= Do this =
Pictures excluded, reproduce exactly the lines below from the one with "Rebuild this chart" through the one with "-9, -9, -9, -10]", both included.

= Dataset entries =
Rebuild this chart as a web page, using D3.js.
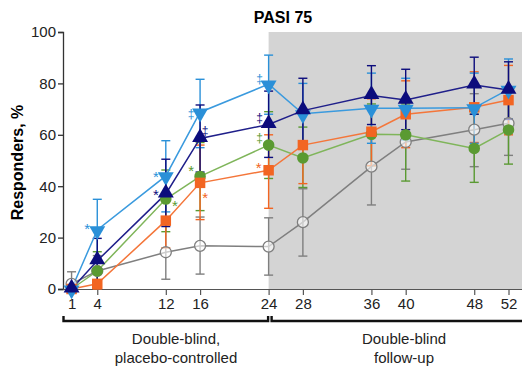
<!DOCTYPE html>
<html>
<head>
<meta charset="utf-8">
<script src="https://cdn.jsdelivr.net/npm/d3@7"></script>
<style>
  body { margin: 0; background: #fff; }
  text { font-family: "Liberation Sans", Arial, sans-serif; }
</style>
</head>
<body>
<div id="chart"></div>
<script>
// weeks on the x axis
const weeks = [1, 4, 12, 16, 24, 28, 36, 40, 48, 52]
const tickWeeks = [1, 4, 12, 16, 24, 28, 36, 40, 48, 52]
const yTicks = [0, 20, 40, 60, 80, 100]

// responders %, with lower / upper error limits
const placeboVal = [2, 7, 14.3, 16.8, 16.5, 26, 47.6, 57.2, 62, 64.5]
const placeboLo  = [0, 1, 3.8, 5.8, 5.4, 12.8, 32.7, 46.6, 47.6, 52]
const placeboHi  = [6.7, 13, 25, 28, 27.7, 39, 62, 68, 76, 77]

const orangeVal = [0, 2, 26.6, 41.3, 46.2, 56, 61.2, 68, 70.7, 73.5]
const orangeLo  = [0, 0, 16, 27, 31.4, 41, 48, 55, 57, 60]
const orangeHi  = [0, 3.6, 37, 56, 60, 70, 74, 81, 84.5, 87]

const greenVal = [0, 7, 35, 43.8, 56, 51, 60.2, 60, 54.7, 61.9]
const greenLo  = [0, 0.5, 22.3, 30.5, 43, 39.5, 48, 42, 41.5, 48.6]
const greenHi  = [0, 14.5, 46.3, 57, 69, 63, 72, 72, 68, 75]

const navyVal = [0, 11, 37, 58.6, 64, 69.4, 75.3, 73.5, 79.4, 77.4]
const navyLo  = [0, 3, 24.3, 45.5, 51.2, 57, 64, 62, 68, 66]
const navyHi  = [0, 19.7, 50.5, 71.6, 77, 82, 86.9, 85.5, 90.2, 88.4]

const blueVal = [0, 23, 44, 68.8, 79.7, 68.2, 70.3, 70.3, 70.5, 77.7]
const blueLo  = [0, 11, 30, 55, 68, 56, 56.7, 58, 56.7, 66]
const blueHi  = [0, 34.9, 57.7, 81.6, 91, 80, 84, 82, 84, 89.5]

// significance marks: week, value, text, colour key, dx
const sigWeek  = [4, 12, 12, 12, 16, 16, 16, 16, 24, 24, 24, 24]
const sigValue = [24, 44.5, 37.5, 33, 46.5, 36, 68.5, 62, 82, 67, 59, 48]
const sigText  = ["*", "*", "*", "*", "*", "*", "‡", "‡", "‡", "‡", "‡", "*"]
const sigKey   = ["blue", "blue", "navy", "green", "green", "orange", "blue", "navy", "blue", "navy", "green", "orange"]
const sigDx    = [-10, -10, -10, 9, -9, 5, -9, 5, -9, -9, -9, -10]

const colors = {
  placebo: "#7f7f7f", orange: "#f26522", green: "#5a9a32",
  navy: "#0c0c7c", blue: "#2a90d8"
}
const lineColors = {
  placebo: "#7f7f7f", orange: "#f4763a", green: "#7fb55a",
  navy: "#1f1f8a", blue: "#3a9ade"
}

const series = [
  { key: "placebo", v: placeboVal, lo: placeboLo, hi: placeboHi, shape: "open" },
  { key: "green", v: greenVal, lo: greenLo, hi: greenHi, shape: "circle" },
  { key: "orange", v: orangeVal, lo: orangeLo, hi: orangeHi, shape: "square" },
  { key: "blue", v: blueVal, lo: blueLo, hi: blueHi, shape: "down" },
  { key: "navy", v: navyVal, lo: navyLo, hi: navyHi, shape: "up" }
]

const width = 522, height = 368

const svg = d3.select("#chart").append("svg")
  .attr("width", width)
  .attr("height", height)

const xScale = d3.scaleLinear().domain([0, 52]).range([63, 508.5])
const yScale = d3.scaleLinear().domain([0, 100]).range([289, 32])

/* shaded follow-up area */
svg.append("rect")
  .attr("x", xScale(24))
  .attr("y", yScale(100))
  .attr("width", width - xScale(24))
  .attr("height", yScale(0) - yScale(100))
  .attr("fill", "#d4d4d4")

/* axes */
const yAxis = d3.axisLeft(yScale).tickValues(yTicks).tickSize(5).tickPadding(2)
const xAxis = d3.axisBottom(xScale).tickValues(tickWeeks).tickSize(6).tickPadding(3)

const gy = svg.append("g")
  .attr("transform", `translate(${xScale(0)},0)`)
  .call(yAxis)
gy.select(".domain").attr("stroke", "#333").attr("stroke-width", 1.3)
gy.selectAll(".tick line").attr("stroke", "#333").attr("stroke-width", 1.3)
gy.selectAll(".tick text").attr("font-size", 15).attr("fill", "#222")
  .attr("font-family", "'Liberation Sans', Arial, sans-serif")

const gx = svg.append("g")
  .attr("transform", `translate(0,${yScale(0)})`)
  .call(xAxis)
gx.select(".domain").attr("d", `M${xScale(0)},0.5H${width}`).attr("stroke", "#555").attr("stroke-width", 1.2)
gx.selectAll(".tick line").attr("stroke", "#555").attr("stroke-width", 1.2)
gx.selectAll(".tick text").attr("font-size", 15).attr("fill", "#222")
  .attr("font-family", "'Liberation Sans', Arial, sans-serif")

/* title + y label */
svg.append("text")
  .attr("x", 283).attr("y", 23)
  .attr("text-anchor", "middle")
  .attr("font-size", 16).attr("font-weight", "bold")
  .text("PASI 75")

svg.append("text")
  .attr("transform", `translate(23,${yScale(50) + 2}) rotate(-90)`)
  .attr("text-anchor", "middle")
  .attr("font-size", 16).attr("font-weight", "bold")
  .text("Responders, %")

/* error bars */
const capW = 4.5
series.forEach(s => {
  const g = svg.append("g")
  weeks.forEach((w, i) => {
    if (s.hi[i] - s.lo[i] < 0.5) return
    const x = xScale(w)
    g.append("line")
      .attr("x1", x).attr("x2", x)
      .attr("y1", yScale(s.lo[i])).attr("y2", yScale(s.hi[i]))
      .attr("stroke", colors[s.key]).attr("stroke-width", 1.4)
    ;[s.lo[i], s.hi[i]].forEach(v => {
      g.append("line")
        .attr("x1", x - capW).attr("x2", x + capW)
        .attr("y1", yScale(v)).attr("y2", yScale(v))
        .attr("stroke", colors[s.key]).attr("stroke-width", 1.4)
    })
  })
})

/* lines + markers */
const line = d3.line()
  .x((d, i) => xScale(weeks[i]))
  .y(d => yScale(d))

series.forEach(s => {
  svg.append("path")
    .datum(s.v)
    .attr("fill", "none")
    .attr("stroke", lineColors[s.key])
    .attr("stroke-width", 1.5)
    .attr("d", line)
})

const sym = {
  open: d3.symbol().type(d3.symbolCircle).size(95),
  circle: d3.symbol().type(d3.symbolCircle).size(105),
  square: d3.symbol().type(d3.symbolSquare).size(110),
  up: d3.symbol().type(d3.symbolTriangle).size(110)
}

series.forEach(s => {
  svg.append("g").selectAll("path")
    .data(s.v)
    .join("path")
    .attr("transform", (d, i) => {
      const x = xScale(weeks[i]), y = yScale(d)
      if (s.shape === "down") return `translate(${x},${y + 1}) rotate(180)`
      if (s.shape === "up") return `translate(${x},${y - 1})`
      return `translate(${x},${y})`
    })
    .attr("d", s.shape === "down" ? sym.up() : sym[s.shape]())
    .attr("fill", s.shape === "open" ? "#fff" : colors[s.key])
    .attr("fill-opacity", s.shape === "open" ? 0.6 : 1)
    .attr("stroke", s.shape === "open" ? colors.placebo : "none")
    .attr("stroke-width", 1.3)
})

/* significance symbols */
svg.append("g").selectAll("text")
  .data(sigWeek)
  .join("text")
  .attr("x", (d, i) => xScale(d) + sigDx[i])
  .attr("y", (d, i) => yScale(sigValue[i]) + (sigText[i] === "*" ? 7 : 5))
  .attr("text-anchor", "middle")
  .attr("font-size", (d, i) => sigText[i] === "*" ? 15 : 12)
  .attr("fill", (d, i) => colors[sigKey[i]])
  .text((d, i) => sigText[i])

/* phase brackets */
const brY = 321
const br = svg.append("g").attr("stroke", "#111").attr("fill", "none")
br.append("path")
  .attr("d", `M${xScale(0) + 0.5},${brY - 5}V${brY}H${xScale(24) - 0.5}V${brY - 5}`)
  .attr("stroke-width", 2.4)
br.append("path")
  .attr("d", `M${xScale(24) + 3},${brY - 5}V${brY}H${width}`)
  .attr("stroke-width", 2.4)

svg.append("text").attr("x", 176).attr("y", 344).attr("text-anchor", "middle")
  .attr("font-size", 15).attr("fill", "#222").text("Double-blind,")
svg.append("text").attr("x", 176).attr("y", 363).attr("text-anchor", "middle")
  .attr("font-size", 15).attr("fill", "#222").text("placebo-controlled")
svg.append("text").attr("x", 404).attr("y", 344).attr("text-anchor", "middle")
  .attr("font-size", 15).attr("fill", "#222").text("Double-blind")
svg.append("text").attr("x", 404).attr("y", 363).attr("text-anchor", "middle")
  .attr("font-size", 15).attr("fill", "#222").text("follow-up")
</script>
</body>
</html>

---

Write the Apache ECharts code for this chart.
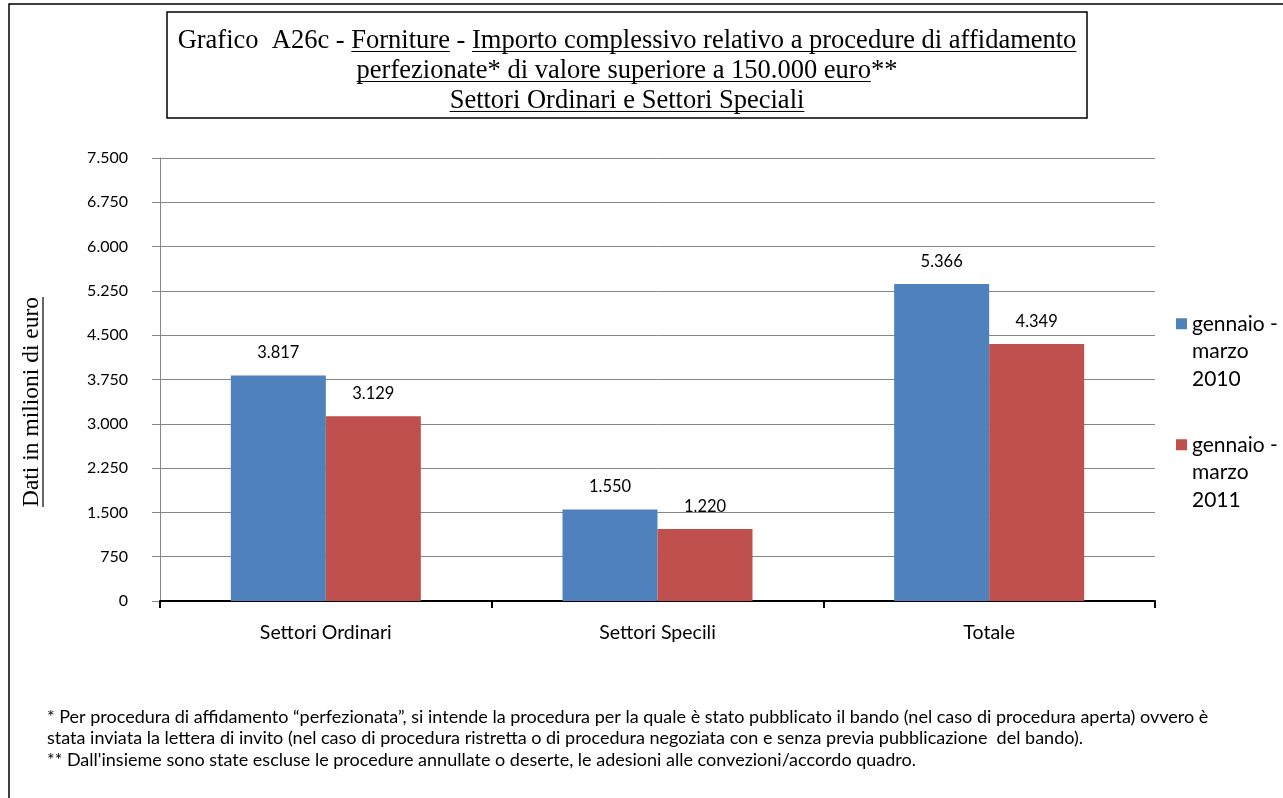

= Answer for the task =
Rebuild this chart as a web page, using D3.js.
<!DOCTYPE html>
<html>
<head>
<meta charset="utf-8">
<script src="https://cdn.jsdelivr.net/npm/d3@7"></script>
<style>
  body { margin: 0; background: #fff; }
  text { font-family: "Liberation Sans", Arial, sans-serif; }
</style>
</head>
<body>
<div id="chart"></div>
<script>
// weeks on the x axis
const weeks = [1, 4, 12, 16, 24, 28, 36, 40, 48, 52]
const tickWeeks = [1, 4, 12, 16, 24, 28, 36, 40, 48, 52]
const yTicks = [0, 20, 40, 60, 80, 100]

// responders %, with lower / upper error limits
const placeboVal = [2, 7, 14.3, 16.8, 16.5, 26, 47.6, 57.2, 62, 64.5]
const placeboLo  = [0, 1, 3.8, 5.8, 5.4, 12.8, 32.7, 46.6, 47.6, 52]
const placeboHi  = [6.7, 13, 25, 28, 27.7, 39, 62, 68, 76, 77]

const orangeVal = [0, 2, 26.6, 41.3, 46.2, 56, 61.2, 68, 70.7, 73.5]
const orangeLo  = [0, 0, 16, 27, 31.4, 41, 48, 55, 57, 60]
const orangeHi  = [0, 3.6, 37, 56, 60, 70, 74, 81, 84.5, 87]

const greenVal = [0, 7, 35, 43.8, 56, 51, 60.2, 60, 54.7, 61.9]
const greenLo  = [0, 0.5, 22.3, 30.5, 43, 39.5, 48, 42, 41.5, 48.6]
const greenHi  = [0, 14.5, 46.3, 57, 69, 63, 72, 72, 68, 75]

const navyVal = [0, 11, 37, 58.6, 64, 69.4, 75.3, 73.5, 79.4, 77.4]
const navyLo  = [0, 3, 24.3, 45.5, 51.2, 57, 64, 62, 68, 66]
const navyHi  = [0, 19.7, 50.5, 71.6, 77, 82, 86.9, 85.5, 90.2, 88.4]

const blueVal = [0, 23, 44, 68.8, 79.7, 68.2, 70.3, 70.3, 70.5, 77.7]
const blueLo  = [0, 11, 30, 55, 68, 56, 56.7, 58, 56.7, 66]
const blueHi  = [0, 34.9, 57.7, 81.6, 91, 80, 84, 82, 84, 89.5]

// significance marks: week, value, text, colour key, dx
const sigWeek  = [4, 12, 12, 12, 16, 16, 16, 16, 24, 24, 24, 24]
const sigValue = [24, 44.5, 37.5, 33, 46.5, 36, 68.5, 62, 82, 67, 59, 48]
const sigText  = ["*", "*", "*", "*", "*", "*", "‡", "‡", "‡", "‡", "‡", "*"]
const sigKey   = ["blue", "blue", "navy", "green", "green", "orange", "blue", "navy", "blue", "navy", "green", "orange"]
const sigDx    = [-10, -10, -10, 9, -9, 5, -9, 5, -9, -9, -9, -10]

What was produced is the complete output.